* _Written request_: Write out the material again word for word, dropping any images it holds.

* _Data block_:
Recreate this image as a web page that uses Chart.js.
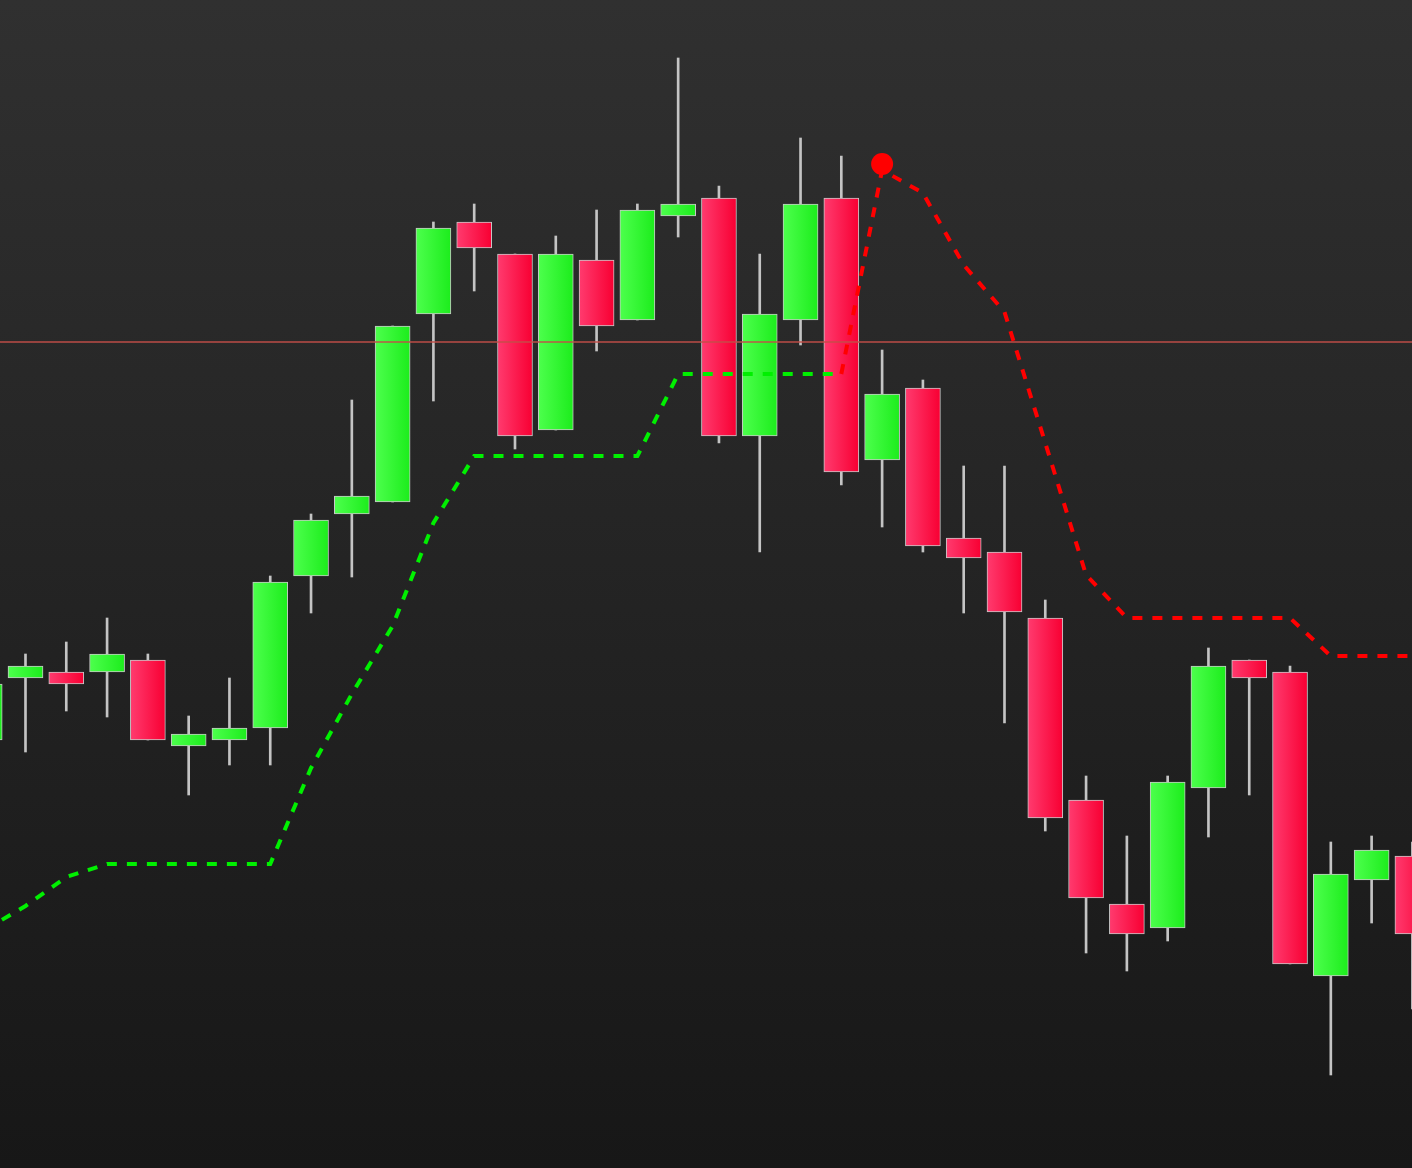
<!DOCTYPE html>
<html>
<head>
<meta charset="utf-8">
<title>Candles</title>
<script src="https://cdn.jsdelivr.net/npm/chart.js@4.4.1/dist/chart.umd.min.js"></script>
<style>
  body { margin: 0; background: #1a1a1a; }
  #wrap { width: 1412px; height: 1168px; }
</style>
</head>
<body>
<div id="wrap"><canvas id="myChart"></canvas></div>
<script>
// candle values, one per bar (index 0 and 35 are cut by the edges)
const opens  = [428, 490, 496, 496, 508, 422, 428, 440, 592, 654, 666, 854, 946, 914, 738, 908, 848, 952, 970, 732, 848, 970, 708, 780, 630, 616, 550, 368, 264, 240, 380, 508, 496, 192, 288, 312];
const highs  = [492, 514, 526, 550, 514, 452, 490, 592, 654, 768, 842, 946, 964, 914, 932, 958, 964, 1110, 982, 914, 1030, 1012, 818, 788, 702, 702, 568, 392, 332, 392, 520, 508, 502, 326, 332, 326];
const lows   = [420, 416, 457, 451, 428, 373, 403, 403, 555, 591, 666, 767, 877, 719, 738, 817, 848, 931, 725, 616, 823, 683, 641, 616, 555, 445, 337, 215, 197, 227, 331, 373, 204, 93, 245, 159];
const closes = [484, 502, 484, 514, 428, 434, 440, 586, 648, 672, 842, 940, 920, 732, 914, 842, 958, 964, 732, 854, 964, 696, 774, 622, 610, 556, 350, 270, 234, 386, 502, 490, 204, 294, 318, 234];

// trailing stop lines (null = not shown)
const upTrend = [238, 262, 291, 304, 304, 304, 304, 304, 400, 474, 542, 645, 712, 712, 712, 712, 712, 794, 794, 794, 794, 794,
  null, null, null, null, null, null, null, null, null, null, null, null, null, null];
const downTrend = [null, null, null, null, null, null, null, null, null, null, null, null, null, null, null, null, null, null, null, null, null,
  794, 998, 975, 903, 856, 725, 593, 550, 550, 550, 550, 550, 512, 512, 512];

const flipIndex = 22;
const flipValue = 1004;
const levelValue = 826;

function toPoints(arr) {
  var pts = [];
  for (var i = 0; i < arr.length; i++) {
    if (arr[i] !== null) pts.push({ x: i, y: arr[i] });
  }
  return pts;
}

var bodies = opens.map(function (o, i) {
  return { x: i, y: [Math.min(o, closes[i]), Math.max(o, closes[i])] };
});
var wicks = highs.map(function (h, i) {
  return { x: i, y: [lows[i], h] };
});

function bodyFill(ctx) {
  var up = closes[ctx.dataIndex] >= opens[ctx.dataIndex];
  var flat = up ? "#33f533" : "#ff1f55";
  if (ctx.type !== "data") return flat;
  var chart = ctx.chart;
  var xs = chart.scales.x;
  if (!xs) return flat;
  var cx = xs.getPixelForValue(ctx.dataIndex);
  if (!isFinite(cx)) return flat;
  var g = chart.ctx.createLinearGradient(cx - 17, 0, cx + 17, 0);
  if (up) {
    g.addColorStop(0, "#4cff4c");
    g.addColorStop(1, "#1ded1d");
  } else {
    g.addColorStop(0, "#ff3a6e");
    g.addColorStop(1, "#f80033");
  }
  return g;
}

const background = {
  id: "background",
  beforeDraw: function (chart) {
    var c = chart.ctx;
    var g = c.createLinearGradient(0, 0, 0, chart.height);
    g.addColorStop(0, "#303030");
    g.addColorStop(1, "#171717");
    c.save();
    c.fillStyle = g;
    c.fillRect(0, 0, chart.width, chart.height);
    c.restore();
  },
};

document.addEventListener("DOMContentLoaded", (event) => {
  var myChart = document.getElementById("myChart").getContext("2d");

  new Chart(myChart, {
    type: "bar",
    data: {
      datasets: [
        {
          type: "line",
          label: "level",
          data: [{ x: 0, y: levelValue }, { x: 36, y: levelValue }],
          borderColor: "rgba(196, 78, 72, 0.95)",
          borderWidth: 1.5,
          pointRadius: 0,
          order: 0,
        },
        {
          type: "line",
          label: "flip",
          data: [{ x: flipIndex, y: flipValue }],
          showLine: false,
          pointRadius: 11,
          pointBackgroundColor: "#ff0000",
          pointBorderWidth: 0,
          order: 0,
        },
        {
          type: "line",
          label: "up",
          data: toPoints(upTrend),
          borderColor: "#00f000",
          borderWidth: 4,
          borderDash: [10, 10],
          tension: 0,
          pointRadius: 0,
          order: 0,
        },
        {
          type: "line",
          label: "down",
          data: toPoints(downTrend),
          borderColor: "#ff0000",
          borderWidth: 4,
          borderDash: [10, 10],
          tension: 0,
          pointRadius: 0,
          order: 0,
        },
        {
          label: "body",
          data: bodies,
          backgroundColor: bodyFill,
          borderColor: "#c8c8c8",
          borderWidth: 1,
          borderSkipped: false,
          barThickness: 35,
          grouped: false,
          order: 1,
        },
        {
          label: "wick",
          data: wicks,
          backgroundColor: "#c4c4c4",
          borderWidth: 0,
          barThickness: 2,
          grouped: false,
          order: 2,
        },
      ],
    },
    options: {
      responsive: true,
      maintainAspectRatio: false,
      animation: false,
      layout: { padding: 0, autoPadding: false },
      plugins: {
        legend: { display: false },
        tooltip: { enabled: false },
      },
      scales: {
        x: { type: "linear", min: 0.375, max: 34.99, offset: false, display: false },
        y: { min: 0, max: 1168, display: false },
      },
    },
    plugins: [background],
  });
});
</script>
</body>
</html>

* _Solution to this exercise_:
Recreate this image as a web page that uses Chart.js.
<!DOCTYPE html>
<html>
<head>
<meta charset="utf-8">
<title>Candles</title>
<script src="https://cdn.jsdelivr.net/npm/chart.js@4.4.1/dist/chart.umd.min.js"></script>
<style>
  body { margin: 0; background: #1a1a1a; }
  #wrap { width: 1412px; height: 1168px; }
</style>
</head>
<body>
<div id="wrap"><canvas id="myChart"></canvas></div>
<script>
// candle values, one per bar (index 0 and 35 are cut by the edges)
const opens  = [428, 490, 496, 496, 508, 422, 428, 440, 592, 654, 666, 854, 946, 914, 738, 908, 848, 952, 970, 732, 848, 970, 708, 780, 630, 616, 550, 368, 264, 240, 380, 508, 496, 192, 288, 312];
const highs  = [492, 514, 526, 550, 514, 452, 490, 592, 654, 768, 842, 946, 964, 914, 932, 958, 964, 1110, 982, 914, 1030, 1012, 818, 788, 702, 702, 568, 392, 332, 392, 520, 508, 502, 326, 332, 326];
const lows   = [420, 416, 457, 451, 428, 373, 403, 403, 555, 591, 666, 767, 877, 719, 738, 817, 848, 931, 725, 616, 823, 683, 641, 616, 555, 445, 337, 215, 197, 227, 331, 373, 204, 93, 245, 159];
const closes = [484, 502, 484, 514, 428, 434, 440, 586, 648, 672, 842, 940, 920, 732, 914, 842, 958, 964, 732, 854, 964, 696, 774, 622, 610, 556, 350, 270, 234, 386, 502, 490, 204, 294, 318, 234];

// trailing stop lines (null = not shown)
const upTrend = [238, 262, 291, 304, 304, 304, 304, 304, 400, 474, 542, 645, 712, 712, 712, 712, 712, 794, 794, 794, 794, 794,
  null, null, null, null, null, null, null, null, null, null, null, null, null, null];
const downTrend = [null, null, null, null, null, null, null, null, null, null, null, null, null, null, null, null, null, null, null, null, null,
  794, 998, 975, 903, 856, 725, 593, 550, 550, 550, 550, 550, 512, 512, 512];

const flipIndex = 22;
const flipValue = 1004;
const levelValue = 826;

function toPoints(arr) {
  var pts = [];
  for (var i = 0; i < arr.length; i++) {
    if (arr[i] !== null) pts.push({ x: i, y: arr[i] });
  }
  return pts;
}

var bodies = opens.map(function (o, i) {
  return { x: i, y: [Math.min(o, closes[i]), Math.max(o, closes[i])] };
});
var wicks = highs.map(function (h, i) {
  return { x: i, y: [lows[i], h] };
});

function bodyFill(ctx) {
  var up = closes[ctx.dataIndex] >= opens[ctx.dataIndex];
  var flat = up ? "#33f533" : "#ff1f55";
  if (ctx.type !== "data") return flat;
  var chart = ctx.chart;
  var xs = chart.scales.x;
  if (!xs) return flat;
  var cx = xs.getPixelForValue(ctx.dataIndex);
  if (!isFinite(cx)) return flat;
  var g = chart.ctx.createLinearGradient(cx - 17, 0, cx + 17, 0);
  if (up) {
    g.addColorStop(0, "#4cff4c");
    g.addColorStop(1, "#1ded1d");
  } else {
    g.addColorStop(0, "#ff3a6e");
    g.addColorStop(1, "#f80033");
  }
  return g;
}

const background = {
  id: "background",
  beforeDraw: function (chart) {
    var c = chart.ctx;
    var g = c.createLinearGradient(0, 0, 0, chart.height);
    g.addColorStop(0, "#303030");
    g.addColorStop(1, "#171717");
    c.save();
    c.fillStyle = g;
    c.fillRect(0, 0, chart.width, chart.height);
    c.restore();
  },
};

document.addEventListener("DOMContentLoaded", (event) => {
  var myChart = document.getElementById("myChart").getContext("2d");

  new Chart(myChart, {
    type: "bar",
    data: {
      datasets: [
        {
          type: "line",
          label: "level",
          data: [{ x: 0, y: levelValue }, { x: 36, y: levelValue }],
          borderColor: "rgba(196, 78, 72, 0.95)",
          borderWidth: 1.5,
          pointRadius: 0,
          order: 0,
        },
        {
          type: "line",
          label: "flip",
          data: [{ x: flipIndex, y: flipValue }],
          showLine: false,
          pointRadius: 11,
          pointBackgroundColor: "#ff0000",
          pointBorderWidth: 0,
          order: 0,
        },
        {
          type: "line",
          label: "up",
          data: toPoints(upTrend),
          borderColor: "#00f000",
          borderWidth: 4,
          borderDash: [10, 10],
          tension: 0,
          pointRadius: 0,
          order: 0,
        },
        {
          type: "line",
          label: "down",
          data: toPoints(downTrend),
          borderColor: "#ff0000",
          borderWidth: 4,
          borderDash: [10, 10],
          tension: 0,
          pointRadius: 0,
          order: 0,
        },
        {
          label: "body",
          data: bodies,
          backgroundColor: bodyFill,
          borderColor: "#c8c8c8",
          borderWidth: 1,
          borderSkipped: false,
          barThickness: 35,
          grouped: false,
          order: 1,
        },
        {
          label: "wick",
          data: wicks,
          backgroundColor: "#c4c4c4",
          borderWidth: 0,
          barThickness: 2,
          grouped: false,
          order: 2,
        },
      ],
    },
    options: {
      responsive: true,
      maintainAspectRatio: false,
      animation: false,
      layout: { padding: 0, autoPadding: false },
      plugins: {
        legend: { display: false },
        tooltip: { enabled: false },
      },
      scales: {
        x: { type: "linear", min: 0.375, max: 34.99, offset: false, display: false },
        y: { min: 0, max: 1168, display: false },
      },
    },
    plugins: [background],
  });
});
</script>
</body>
</html>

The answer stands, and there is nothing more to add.